A thanksgiving post card with a turkey

Canadians can thank British loyalists for introducing them to the Thanksgiving turkey tradition, as painted on this holiday greeting card.

Photograph by Samantha Vuignier, Corbis/Getty

How do Thanksgivings in America and Canada differ?

Canada celebrated Thanksgiving decades before the Pilgrims, but the holiday in the U.S. and its northern neighbor have much in common.

ByErin Blakemore
October 11, 2019
4 min read

Imagine the Thanksgiving holiday a month and a half early—and though there’s plenty of pumpkin pie, there’s not a Pilgrim in sight. For 37 million Canadians, that’s the reality of the second Monday in each October. 

Many of the trappings of Canadian Thanksgiving are similar to those of its U.S. counterpart, but the Canadian tradition belongs to the 16th century, more than four decades before the historic 1621 gathering in Plymouth, Massachusetts that set American Thanksgiving into motion. (How the traditional American Thanksgiving feast evolved over the centuries.)

Origins of Canadian Thanksgiving

Canadian Thanksgiving kicked off with a feast of biscuits, salt beef, and mushy peas in 1578. That’s when Sir Martin Frobisher sailed from England in search of the Northwest Passage. After his crew’s arrival in Nunavut (now Canada’s most northerly territory) Frobisher’s men gathered, ate, and took part in a Church of England service with Mayster Wolfall, an Anglican minister, who preached “a godly sermon, exhorting them especially to be thankful to God for their strange and miraculous deliverance in those so dangerous places.”

Both Native Americans and indigenous Canadians had long celebrated the fall harvest, and white settlers attempted to follow suit as they settled on the Canadian mainland. Early attempts at French settlement along Canada’s Atlantic coast had been disastrous, and culminated in 1604 with a scurvy epidemic that took place after French settlers ignored warnings that winter ice would trap them on Île-Ste.-Croix, an island in the Bay of Fundy. They pressed forward and ended up isolated on the island for months; half of the group of settlers died of scurvy before being rescued by Indigenous Canadians.

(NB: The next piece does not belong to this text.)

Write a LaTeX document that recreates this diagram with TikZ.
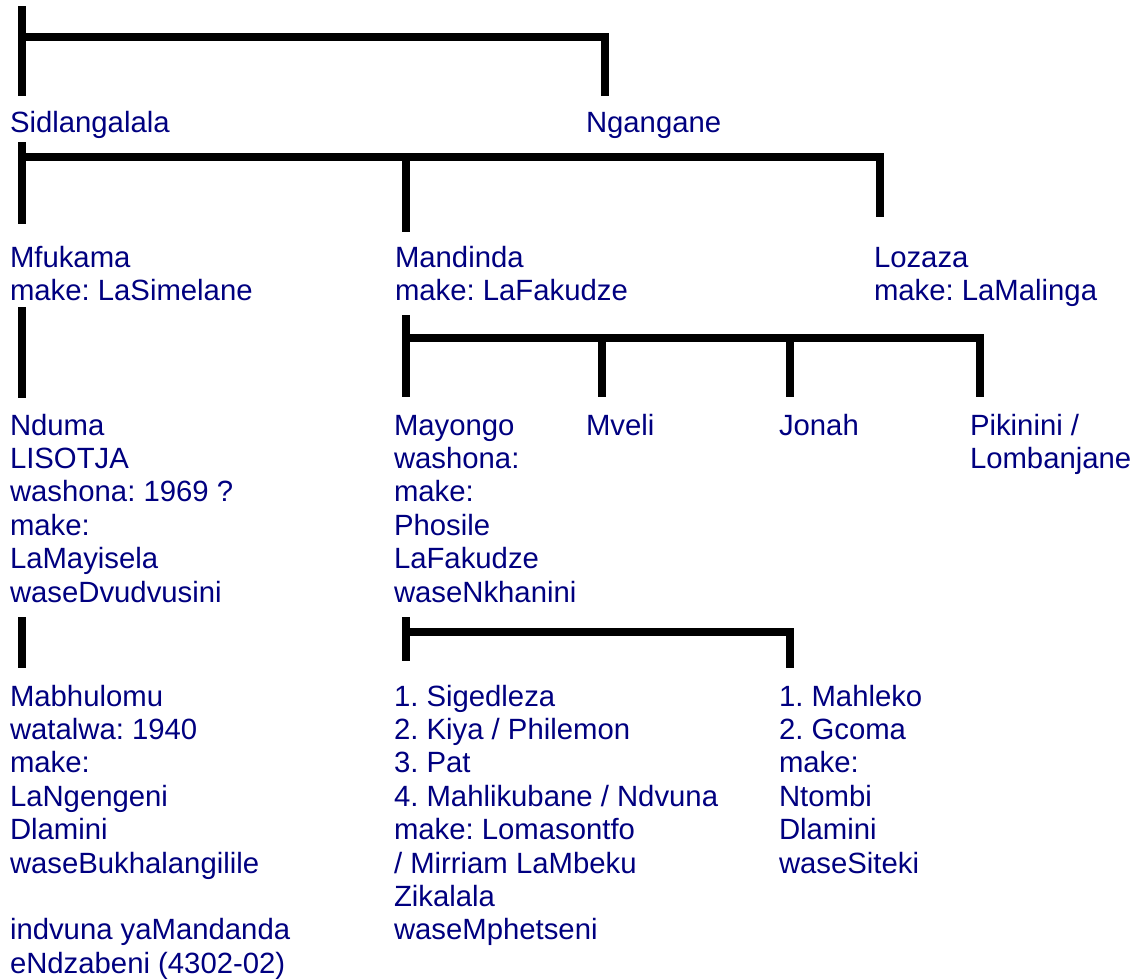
\documentclass[tikz,border=0pt]{standalone}
\usepackage{fontspec}
\setmainfont{Liberation Sans}
\definecolor{navytext}{RGB}{0,0,128}
\frenchspacing
\begin{document}
\begin{tikzpicture}[x=1pt,y=-1pt,
  person/.style={anchor=base west,inner sep=0pt,outer sep=0pt,text=navytext,
    font=\fontsize{29.3}{33.4}\selectfont\frenchspacing},
  bar/.style={line width=7.5pt,line cap=butt,line join=miter,draw=black}]
\useasboundingbox[fill=white] (0,0) rectangle (1136,980);
\newcommand{\lines}[1]{\begin{tabular}[t]{@{}l@{}}#1\end{tabular}}
% text nodes
\node[person] (sid) at (10,132) {Sidlangalala};
\node[person] (ngan) at (586,132) {Ngangane};
\node[person] (mfu) at (10,267) {\lines{Mfukama\\make: LaSimelane}};
\node[person] (man) at (395,267) {\lines{Mandinda\\make: LaFakudze}};
\node[person] (loz) at (874,267) {\lines{Lozaza\\make: LaMalinga}};
\node[person] (ndu) at (10,435) {\lines{Nduma\\LISOTJA\\washona: 1969 ?\\make:\\LaMayisela\\waseDvudvusini}};
\node[person] (may) at (394,435) {\lines{Mayongo\\washona:\\make:\\Phosile\\LaFakudze\\waseNkhanini}};
\node[person] (mve) at (586,435) {Mveli};
\node[person] (jon) at (779,435) {Jonah};
\node[person] (pik) at (970,435) {\lines{Pikinini /\\Lombanjane}};
\node[person] (mab) at (10,706) {\lines{Mabhulomu\\watalwa: 1940\\make:\\LaNgengeni\\Dlamini\\waseBukhalangilile\\ \\indvuna yaMandanda\\eNdzabeni (4302-02)}};
\node[person] (sig) at (394,706) {\lines{1. Sigedleza\\2. Kiya / Philemon\\3. Pat\\4. Mahlikubane / Ndvuna\\make: Lomasontfo\\/ Mirriam LaMbeku\\Zikalala\\waseMphetseni}};
\node[person] (mah) at (779,706) {\lines{1. Mahleko\\2. Gcoma\\make:\\Ntombi\\Dlamini\\waseSiteki}};
% connector coordinates
\coordinate (a1) at (22,6);   \coordinate (a2) at (22,96);
\coordinate (ah) at (22,37);  \coordinate (ar) at (605,96);
\coordinate (b1) at (22,142); \coordinate (b2) at (22,224);
\coordinate (bh) at (22,157); \coordinate (br) at (880,217);
\coordinate (bm1) at (406,157); \coordinate (bm2) at (406,232);
\coordinate (c1) at (22,307); \coordinate (c2) at (22,398);
\coordinate (d1) at (406,315); \coordinate (d2) at (406,397);
\coordinate (dh) at (406,338); \coordinate (dr) at (980,397);
\coordinate (dm1) at (602,338); \coordinate (dm2) at (602,397);
\coordinate (dn1) at (790,338); \coordinate (dn2) at (790,397);
\coordinate (e1) at (22,617); \coordinate (e2) at (22,668);
\coordinate (f1) at (406,617); \coordinate (f2) at (406,661);
\coordinate (fh) at (406,632); \coordinate (fr) at (790,668);
% brackets
\draw[bar] (a1) -- (a2);
\draw[bar] (ah) -| (ar);
\draw[bar] (b1) -- (b2);
\draw[bar] (bh) -| (br);
\draw[bar] (bm1) -- (bm2);
\draw[bar] (c1) -- (c2);
\draw[bar] (d1) -- (d2);
\draw[bar] (dh) -| (dr);
\draw[bar] (dm1) -- (dm2);
\draw[bar] (dn1) -- (dn2);
\draw[bar] (e1) -- (e2);
\draw[bar] (f1) -- (f2);
\draw[bar] (fh) -| (fr);
\end{tikzpicture}
\end{document}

Those who survived moved to Port Royal in what is now Nova Scotia, where Samuel de Champlain mandated a series of feasts he called the Ordre de Bon Temps, or “Order of Good Cheer.” Designed to keep the settlers’ spirits up, the feasts kicked off with a Thanksgiving-like November 1616 event that included Mi’kmaq people.

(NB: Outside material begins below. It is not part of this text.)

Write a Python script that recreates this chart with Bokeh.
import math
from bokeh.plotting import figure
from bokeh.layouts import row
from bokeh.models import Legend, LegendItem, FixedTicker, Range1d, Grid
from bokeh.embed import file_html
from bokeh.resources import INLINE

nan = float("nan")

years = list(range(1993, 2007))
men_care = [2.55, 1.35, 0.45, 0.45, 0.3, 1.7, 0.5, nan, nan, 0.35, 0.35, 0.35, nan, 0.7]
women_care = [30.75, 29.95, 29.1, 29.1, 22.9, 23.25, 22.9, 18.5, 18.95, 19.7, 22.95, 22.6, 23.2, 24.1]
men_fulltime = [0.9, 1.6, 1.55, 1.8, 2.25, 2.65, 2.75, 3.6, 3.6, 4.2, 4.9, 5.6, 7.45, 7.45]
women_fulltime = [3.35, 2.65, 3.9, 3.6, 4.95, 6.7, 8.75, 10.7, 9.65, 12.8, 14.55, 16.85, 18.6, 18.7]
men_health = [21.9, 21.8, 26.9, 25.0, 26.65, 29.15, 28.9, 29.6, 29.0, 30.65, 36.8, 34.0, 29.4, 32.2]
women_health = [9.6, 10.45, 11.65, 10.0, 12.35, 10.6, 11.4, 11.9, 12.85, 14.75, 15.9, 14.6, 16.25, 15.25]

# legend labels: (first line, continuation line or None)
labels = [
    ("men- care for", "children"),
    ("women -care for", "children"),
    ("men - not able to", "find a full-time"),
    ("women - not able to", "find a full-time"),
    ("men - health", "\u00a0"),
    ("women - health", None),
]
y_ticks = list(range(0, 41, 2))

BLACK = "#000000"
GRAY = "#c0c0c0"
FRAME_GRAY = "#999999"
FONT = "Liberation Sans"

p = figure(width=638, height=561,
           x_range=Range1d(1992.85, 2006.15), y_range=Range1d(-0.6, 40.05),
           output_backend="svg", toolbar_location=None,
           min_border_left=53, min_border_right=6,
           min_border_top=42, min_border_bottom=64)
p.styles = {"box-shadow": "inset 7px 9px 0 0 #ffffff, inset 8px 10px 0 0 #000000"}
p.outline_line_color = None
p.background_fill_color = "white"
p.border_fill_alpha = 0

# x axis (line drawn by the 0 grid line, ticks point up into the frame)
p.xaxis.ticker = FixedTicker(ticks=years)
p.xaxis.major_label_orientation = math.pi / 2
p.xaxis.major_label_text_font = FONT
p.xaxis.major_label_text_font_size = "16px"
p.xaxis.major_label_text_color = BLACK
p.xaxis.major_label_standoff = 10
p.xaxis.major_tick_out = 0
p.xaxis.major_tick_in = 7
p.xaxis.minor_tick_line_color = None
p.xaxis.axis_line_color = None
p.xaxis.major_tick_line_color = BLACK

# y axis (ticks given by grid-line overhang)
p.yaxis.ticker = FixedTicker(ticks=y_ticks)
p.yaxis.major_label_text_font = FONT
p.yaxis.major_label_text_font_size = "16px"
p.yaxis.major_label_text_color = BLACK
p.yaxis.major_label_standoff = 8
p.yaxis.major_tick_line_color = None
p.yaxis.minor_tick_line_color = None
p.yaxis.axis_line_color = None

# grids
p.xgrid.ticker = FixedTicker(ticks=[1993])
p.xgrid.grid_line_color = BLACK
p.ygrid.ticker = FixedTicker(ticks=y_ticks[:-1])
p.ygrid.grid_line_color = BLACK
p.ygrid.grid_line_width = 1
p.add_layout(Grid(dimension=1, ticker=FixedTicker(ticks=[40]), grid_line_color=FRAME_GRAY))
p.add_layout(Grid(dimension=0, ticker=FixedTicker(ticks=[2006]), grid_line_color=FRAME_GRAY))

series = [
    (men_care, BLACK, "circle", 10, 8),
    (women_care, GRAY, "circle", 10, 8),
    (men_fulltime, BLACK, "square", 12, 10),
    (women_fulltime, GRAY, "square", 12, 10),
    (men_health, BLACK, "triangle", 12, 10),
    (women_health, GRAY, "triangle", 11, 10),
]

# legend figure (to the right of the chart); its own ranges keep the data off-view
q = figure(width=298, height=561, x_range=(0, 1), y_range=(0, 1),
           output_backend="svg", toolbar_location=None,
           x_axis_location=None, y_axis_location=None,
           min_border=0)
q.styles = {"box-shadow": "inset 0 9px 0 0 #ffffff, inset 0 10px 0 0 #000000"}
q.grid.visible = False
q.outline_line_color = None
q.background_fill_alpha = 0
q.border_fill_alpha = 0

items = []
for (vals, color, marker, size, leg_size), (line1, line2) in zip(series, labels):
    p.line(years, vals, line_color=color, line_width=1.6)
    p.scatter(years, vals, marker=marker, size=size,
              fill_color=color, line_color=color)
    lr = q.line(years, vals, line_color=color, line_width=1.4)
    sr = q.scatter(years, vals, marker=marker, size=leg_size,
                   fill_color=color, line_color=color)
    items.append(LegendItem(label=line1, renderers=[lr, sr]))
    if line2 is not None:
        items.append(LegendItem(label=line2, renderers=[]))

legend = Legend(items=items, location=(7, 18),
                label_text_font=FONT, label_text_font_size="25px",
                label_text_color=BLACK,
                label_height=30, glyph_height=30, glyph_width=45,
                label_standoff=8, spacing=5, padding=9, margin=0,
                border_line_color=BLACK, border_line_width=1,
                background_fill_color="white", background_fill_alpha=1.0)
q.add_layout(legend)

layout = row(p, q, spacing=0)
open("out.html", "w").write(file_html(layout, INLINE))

How Canadian Thanksgiving is celebrated

As in the United States, Canada observed occasional Thanksgivings to celebrate important events such as the end of the War of 1812. And like its neighbor, Canada’s first thanksgivings tended to be prayerful affairs. The two countries also celebrated similarly; thanks to pro-British Loyalists who moved to Canada during and after the Revolutionary War, New England staples like turkey and pumpkin were introduced to Canada, too. (Here are a few turkey facts for Thanksgiving table talk.)

Thanksgiving became a national affair in Canada starting in 1859, again beating the United States to the pumpkin pie. (Abraham Lincoln set the precedent for the annual holiday in the U.S. after the Battle of Gettysburg in 1863, when he gave in to decades of lobbying by women’s magazine mogul Sarah Josepha Hale and set the holiday for the last Thursday of November).

Unlike American Thanksgiving, Canada’s national Thanksgiving date took decades to become standardized and annual. In 1957, Canada’s parliament set the date as the second Monday in October. By then, the United States was celebrating its Thanksgiving on the fourth Thursday of November.

Though plenty of Canadians celebrate Thanksgiving, it isn’t a public holiday in three of the country’s provinces: Nova Scotia, Prince Edward Island and New Brunswick. In Quebec, which has strong Catholic roots, the holiday has historically been downplayed. And Thanksgiving also isn’t the major travel and shopping event it’s become in the United States. The holiday may have come earlier to Canada, but its southern cousin is much more invested in celebrating.